Check it out, gold-plated chains with quartz and turquoise stones. Sounds like the perfect excuse for a list of my favorite “golden” “gems” from my music collection!
Hey, Meh contributor @JasonToon here. OK, yes, “songs I like” seems like the laziest possible theme for a weekend playlist. But there’s a reason: starting next week, these playlists of mine will no longer be the main event on the Meh front page every Sunday. I love doing them and I’m always gratified by the response from you guys. After 60 playlists, it just feels like a good time to let something else fill this space.
BUT: the weekend playlists will continue, either in the forum or as an occasional front-page feature. We’re still figuring that out. In the meantime, I wanted to take this chance to get 16 songs on the Meh front page that I was never able to cram into a themed playlist. It’s a microcosm of my taste: lots of melodic rock, '60s pop, and punk, a little country and soul, and a couple of left-field things that caught my ear, also compiled in a YouTube playlist. You’ve never wondered what a radio station programmed by me would sound like, but here’s the answer anyway.
The Exciters - “Blowing Up My Mind” (1969)
Let’s start this right with an absolute psychedelic-soul stormer.

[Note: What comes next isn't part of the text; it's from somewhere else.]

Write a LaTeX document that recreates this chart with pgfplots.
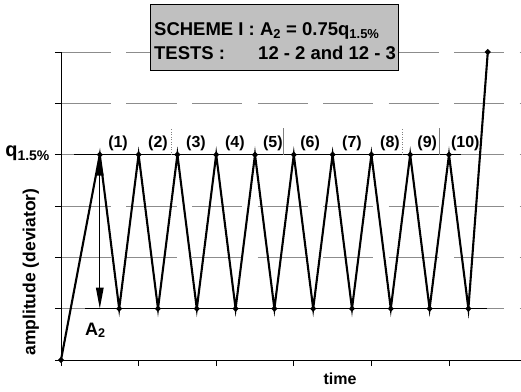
\documentclass[border=0pt]{standalone}
\usepackage{fontspec}
\setmainfont{Liberation Sans}
\usepackage{pgfplots}
\pgfplotsset{compat=1.18}
\usetikzlibrary{arrows.meta}
\definecolor{boxgray}{RGB}{192,192,192}
\definecolor{gridgray}{RGB}{140,140,140}
\newcommand{\fs}[1]{\fontsize{#1bp}{#1bp}\selectfont\bfseries}
\begin{document}
\begin{tikzpicture}
\path[use as bounding box] (-61bp,-32bp) rectangle (460bp,360bp);
\begin{axis}[
  at={(0,0)}, anchor=south west,
  scale only axis, width=460bp, height=308bp,
  xmin=0, xmax=5.928, ymin=0, ymax=6,
  axis x line*=bottom, axis y line*=left,
  x axis line style={-, line width=0.9bp},
  y axis line style={-, line width=0.9bp},
  xtick={0,1,2,3,4,5}, ytick={0,1,2,3,4,5,6},
  xticklabels={}, yticklabels={},
  tick align=outside, major tick length=6bp,
  tick style={black, line width=0.9bp},
  ymajorgrids,
  major grid style={gridgray, line width=0.7bp, dash pattern=on 50bp off 15.5bp},
  clip=false,
]
% horizontal reference lines
\addplot[black, line width=1.1bp] coordinates {(0.168,4) (5.155,4)};
\addplot[black, line width=1.1bp] coordinates {(0.31,1) (5.49,1)};
% cycle separators
\addplot[gray, line width=0.5bp, dotted] coordinates {(1.42,4) (1.42,4.52)};
\addplot[gray, line width=0.5bp] coordinates {(2.87,4) (2.87,4.52)};
\addplot[gray, line width=0.5bp, dotted] coordinates {(4.40,4) (4.40,4.52)};
\addplot[gray, line width=0.5bp] coordinates {(4.87,4) (4.87,4.52)};
% A2 arrow
\addplot[black, line width=1.4bp, {Triangle[length=21bp,width=7.5bp]}-{Triangle[length=21bp,width=7.5bp]}] coordinates {(0.5,4) (0.5,1)};
% loading path
\addplot[black, line width=2.1bp, mark=*, mark size=1.6bp] coordinates {
(0,0) (0.5,4) (0.75,1) (1,4) (1.25,1) (1.5,4) (1.75,1) (2,4) (2.25,1)
(2.5,4) (2.75,1) (3,4) (3.25,1) (3.5,4) (3.75,1) (4,4) (4.25,1)
(4.5,4) (4.75,1) (5,4) (5.25,1) (5.5,6)};
% cycle numbers
\node[font=\fs{16}] at (axis cs:0.735,4.23) {(1)};
\node[font=\fs{16}] at (axis cs:1.25,4.23) {(2)};
\node[font=\fs{16}] at (axis cs:1.74,4.23) {(3)};
\node[font=\fs{16}] at (axis cs:2.24,4.23) {(4)};
\node[font=\fs{16}] at (axis cs:2.73,4.23) {(5)};
\node[font=\fs{16}] at (axis cs:3.21,4.23) {(6)};
\node[font=\fs{16}] at (axis cs:3.75,4.23) {(7)};
\node[font=\fs{16}] at (axis cs:4.24,4.23) {(8)};
\node[font=\fs{16}] at (axis cs:4.72,4.23) {(9)};
\node[font=\fs{16}] at (axis cs:5.21,4.23) {(10)};
% title box
\draw[fill=boxgray, draw=black, line width=1bp] (axis cs:1.147,5.63) rectangle (axis cs:4.343,6.916);
\node[font=\fs{18.5}, anchor=base west, inner sep=0pt] at (axis cs:1.198,6.33) {SCHEME I : A\textsubscript{2} = 0.75q\textsubscript{1.5\%}};
\node[font=\fs{18.5}, anchor=base west, inner sep=0pt] at (axis cs:1.198,5.845) {TESTS :};
\node[font=\fs{18.5}, anchor=base west, inner sep=0pt] at (axis cs:2.539,5.845) {12 - 2 and 12 - 3};
% labels
\node[font=\fs{20}, anchor=east, inner sep=0pt] at (axis cs:-0.14,4.02) {q\textsubscript{1.5\%}};
\node[font=\fs{18}, anchor=base west, inner sep=0pt] at (axis cs:0.309,0.487) {A\textsubscript{2}};
\node[font=\fs{16}, anchor=base, inner sep=0pt] at (axis cs:3.595,-0.468) {time};
\node[font=\fs{17.5}, rotate=90, inner sep=0pt] at (axis cs:-0.387,1.714) {amplitude (deviator)};
\end{axis}
\end{tikzpicture}
\end{document}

Can you find the bonus fart joke in the lyrics?
Bruce Springsteen - “From Small Things (Big Things One Day Come)” (1979)
The best Chuck Berry imitation Bruce Springsteen ever pulled off.
Tanya Tucker - “Delta Dawn” (1972)
This Southern Gothic hymn is creepy and affecting even if you have no idea how old Tanya Tucker is on this recording. Then you find out she was just 13!
The Monkees - “Sometime in the Morning” (1967)
Just lovely. One of Mickey Dolenz’s best vocals on one of Gerry Goffin and Carol King’s best songs.
Royal Headache - “Down the Lane” (2012)
My favorite (or should that be “favourite”?) Australian band working today. Check 'em out if you like good music.
Mahmoud Ahmed - “Abbay Mado” (1974)
The king of Ethiopian soul. I used to call him the African Otis Redding, but that feels like it diminishes both men.
Ivans Meads - “The Sins of a Family” (1965)
An obscure Manchester mod band achieves a moment of transcendence with this organ-laced domestic melodrama written by P.F. Sloan of “Eve of Destruction” fame.
Magnetic Fields - “You and Me and the Moon” (1995)
The most joyous song in Stephin Merritt’s miserabilist-inclined catalog.
Sharon Jones & the Dap-Kings - “Mama Don’t Like My Man” (2010)
The late Sharon Jones proves she’s just as spine-tingling without a massive horn section.
The Cyanide Pills - “Outta Nowhere” (2013)
The purest expression ever of the life-changing moment when a frustrated kid discovers punk rock: “So exciting / Are we dancing or are we fighting? / It hit me right between the eyes.” Ex-teen-punks like me love this stuff.
Tom T. Hall - “The Little Lady Preacher” (1971)
A masterpiece of storytelling, capturing the tension between the torment of romantic longing and the torment of Hell in perfectly turned understatements like “I told her in a way that I’d been praying for her too.”
The Nerves - “When You Find Out” (1976)
Obsessive “nice guy” resentment set to an irresistible jangle and sway. I love the petulance of the guy telling the object of his disaffection that when “I’ll be gone” when she realizes he was really the one all along. “It’s gonna be pretty hard on you… I hope there’s still something you can do.” Yeah, sure, buddy.
Paul Mauriat & His Orchestra - “Love is Blue” (1968)
No lyrics to quote for this one because it has no lyrics. I don’t even know what this is, I just know it keeps me listening for its next ridiculous twist on a lovely melody. If only all “easy listening” was this listenable.
The Chi-Lites - “We Are Neighbors” (1971)
My rational mind knows this is the Chi-Lites doing an obvious Sly & the Family Stone rip. My ears love it as much as anything by Sly, and my heart aches for the “we are neighbors, whether we want to be or not” message. I wish it felt dated.
Tacocat - “Crimson Wave” (2014)
The flow of menstruation puns is heavy on this ultra-catchy classic from Seattle’s grrrl-punk charmers. “Communists in the summer house” is a new one to me.
The Zombies - “This Will Be Our Year” (1968)
Always worth believing.
Ah, I love those songs. And I love the support I’ve gotten from weekend playlist fans in the Meh forums. Thank you! You guys remain one of the most interesting, generous communities on the whole Internet. Keep your eyes open for news about where these playlists will pop up in the future. We now return you to your regularly scheduled writeups.